Steven Spielberg, George Lucas predict Hollywood meltdown

Steven Spielberg, George Lucas predict Hollywood meltdown

Steven Spielberg, George Lucas predict Hollywood meltdown

Hollywood veterans Steven Spielberg and George Lucas predict a meltdown in entertainment industry which will alter the movie business forever.

While speaking on a panel about the future of entertainment industry at the USC School of Cinematic Arts, Spielberg said that there would be a implosion when several big budget movies would flop, the Hollywood Reporter said.

"There's eventually going to be a big meltdown. There's going to be an implosion where three or four or maybe even a half-dozen of these mega-budgeted movies go crashing into the ground and that's going to change the paradigm again."

The Oscar-winning director revealed that his last directorial venture 'Lincoln' was very close to not getting a theatrical release. Daniel Day-Lewis won the best actor Oscar for playing the former US president in the movie.

'Star Wars' creator George Lucas echoed Spielberg, saying he found cable television "much more adventurous" than films.

"I think eventually the Lincolns will go away and they're going to be on television. We're talking Lincoln and Red Tails -- we barely got them into theaters. You're talking about Steven Spielberg and George Lucas can't get their movie into a theater," Lucas said.

The director-producer predicted that the time is coming when people will start getting tired of movies.

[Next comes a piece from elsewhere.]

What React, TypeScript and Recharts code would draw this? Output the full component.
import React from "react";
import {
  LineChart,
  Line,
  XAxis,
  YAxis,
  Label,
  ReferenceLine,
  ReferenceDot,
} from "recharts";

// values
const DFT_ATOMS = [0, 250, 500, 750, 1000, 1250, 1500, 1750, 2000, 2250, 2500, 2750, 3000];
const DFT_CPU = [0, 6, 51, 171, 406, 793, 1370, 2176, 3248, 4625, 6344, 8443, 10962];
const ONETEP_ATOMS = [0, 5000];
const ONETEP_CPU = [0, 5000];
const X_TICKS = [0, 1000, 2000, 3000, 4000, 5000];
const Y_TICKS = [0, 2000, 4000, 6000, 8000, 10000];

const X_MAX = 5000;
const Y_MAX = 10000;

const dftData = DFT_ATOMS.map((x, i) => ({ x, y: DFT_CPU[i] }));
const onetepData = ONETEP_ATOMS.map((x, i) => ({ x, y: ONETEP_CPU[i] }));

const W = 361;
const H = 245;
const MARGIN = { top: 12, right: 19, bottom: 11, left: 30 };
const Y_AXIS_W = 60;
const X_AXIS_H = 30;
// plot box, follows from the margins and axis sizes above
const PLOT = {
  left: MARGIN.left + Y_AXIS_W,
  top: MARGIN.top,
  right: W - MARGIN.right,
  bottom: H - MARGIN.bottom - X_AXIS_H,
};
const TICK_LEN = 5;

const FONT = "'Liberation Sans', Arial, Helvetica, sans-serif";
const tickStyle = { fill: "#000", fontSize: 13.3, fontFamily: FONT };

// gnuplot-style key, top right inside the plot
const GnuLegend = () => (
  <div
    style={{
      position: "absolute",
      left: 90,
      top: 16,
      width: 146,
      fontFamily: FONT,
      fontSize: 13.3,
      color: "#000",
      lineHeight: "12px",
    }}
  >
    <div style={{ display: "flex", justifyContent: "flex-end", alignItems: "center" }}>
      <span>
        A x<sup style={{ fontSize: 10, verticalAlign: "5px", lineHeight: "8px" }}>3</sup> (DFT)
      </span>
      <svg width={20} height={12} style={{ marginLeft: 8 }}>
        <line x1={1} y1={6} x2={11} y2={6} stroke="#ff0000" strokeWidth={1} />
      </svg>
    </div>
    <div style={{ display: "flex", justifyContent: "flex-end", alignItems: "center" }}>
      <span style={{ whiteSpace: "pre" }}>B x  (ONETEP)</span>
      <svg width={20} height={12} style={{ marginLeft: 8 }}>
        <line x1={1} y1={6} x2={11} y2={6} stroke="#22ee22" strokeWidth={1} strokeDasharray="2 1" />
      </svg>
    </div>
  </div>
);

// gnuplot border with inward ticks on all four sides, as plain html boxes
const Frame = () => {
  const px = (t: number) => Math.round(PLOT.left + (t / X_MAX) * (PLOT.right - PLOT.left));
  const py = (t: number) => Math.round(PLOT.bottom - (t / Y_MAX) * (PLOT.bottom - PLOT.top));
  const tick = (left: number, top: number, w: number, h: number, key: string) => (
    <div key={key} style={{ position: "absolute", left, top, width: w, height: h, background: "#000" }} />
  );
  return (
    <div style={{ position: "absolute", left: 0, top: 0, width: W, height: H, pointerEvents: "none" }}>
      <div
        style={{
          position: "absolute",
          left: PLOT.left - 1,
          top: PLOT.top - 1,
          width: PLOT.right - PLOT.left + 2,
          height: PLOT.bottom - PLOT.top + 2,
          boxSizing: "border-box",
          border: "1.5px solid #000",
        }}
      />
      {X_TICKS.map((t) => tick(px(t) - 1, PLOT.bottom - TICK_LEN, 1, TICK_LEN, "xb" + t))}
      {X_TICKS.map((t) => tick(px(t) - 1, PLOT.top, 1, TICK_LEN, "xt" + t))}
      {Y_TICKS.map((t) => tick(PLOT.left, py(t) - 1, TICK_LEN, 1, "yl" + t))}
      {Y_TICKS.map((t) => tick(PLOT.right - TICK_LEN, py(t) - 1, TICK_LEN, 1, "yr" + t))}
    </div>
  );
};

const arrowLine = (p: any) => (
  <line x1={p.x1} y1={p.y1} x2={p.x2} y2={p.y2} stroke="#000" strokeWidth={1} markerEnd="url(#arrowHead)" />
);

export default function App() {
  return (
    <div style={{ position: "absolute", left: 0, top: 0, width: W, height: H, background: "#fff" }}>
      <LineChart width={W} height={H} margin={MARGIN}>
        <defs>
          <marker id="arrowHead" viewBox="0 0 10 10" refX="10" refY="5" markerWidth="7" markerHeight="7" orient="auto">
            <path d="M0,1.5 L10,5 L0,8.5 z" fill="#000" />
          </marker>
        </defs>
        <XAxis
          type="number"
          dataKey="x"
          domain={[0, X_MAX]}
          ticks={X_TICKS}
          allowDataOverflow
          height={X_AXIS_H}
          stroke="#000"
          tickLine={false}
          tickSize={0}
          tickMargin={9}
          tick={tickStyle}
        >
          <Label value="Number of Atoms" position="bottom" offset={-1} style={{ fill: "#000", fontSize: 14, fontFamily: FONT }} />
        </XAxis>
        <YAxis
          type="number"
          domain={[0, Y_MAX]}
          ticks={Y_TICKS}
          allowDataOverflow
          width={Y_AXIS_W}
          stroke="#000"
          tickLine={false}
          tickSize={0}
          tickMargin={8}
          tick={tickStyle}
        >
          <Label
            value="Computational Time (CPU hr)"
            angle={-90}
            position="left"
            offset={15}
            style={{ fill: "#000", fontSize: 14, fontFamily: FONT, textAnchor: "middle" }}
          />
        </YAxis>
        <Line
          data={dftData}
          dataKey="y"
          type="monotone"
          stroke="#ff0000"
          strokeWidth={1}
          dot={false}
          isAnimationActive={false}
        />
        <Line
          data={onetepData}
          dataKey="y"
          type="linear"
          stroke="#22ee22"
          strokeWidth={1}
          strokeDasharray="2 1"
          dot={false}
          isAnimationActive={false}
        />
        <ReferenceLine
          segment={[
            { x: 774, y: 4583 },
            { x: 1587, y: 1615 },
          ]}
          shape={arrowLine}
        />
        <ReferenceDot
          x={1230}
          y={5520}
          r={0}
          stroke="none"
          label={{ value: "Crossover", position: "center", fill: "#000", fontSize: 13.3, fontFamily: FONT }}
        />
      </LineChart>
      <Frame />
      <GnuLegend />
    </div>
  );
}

"They're (studios) going for the gold. But that isn't going to work forever. And as a result they're getting narrower and narrower in their focus. People are going to get tired of it. They're not going to know how to do anything else," Lucas said.

Lucas predicted that after that meltdown there would be fewer but better theatres and watching a movie would cost more "like what Broadway costs today, or a football game. It'll be an expensive thing."

Both Lucas and Spielberg think that post the meltdown, personal or quirky stories would head to small screen.

"What used to be the movie business, in which I include television and movies... will be Internet television. The question will be: Do you want people to see it, or do you want people to see it on a big screen?," Lucas said.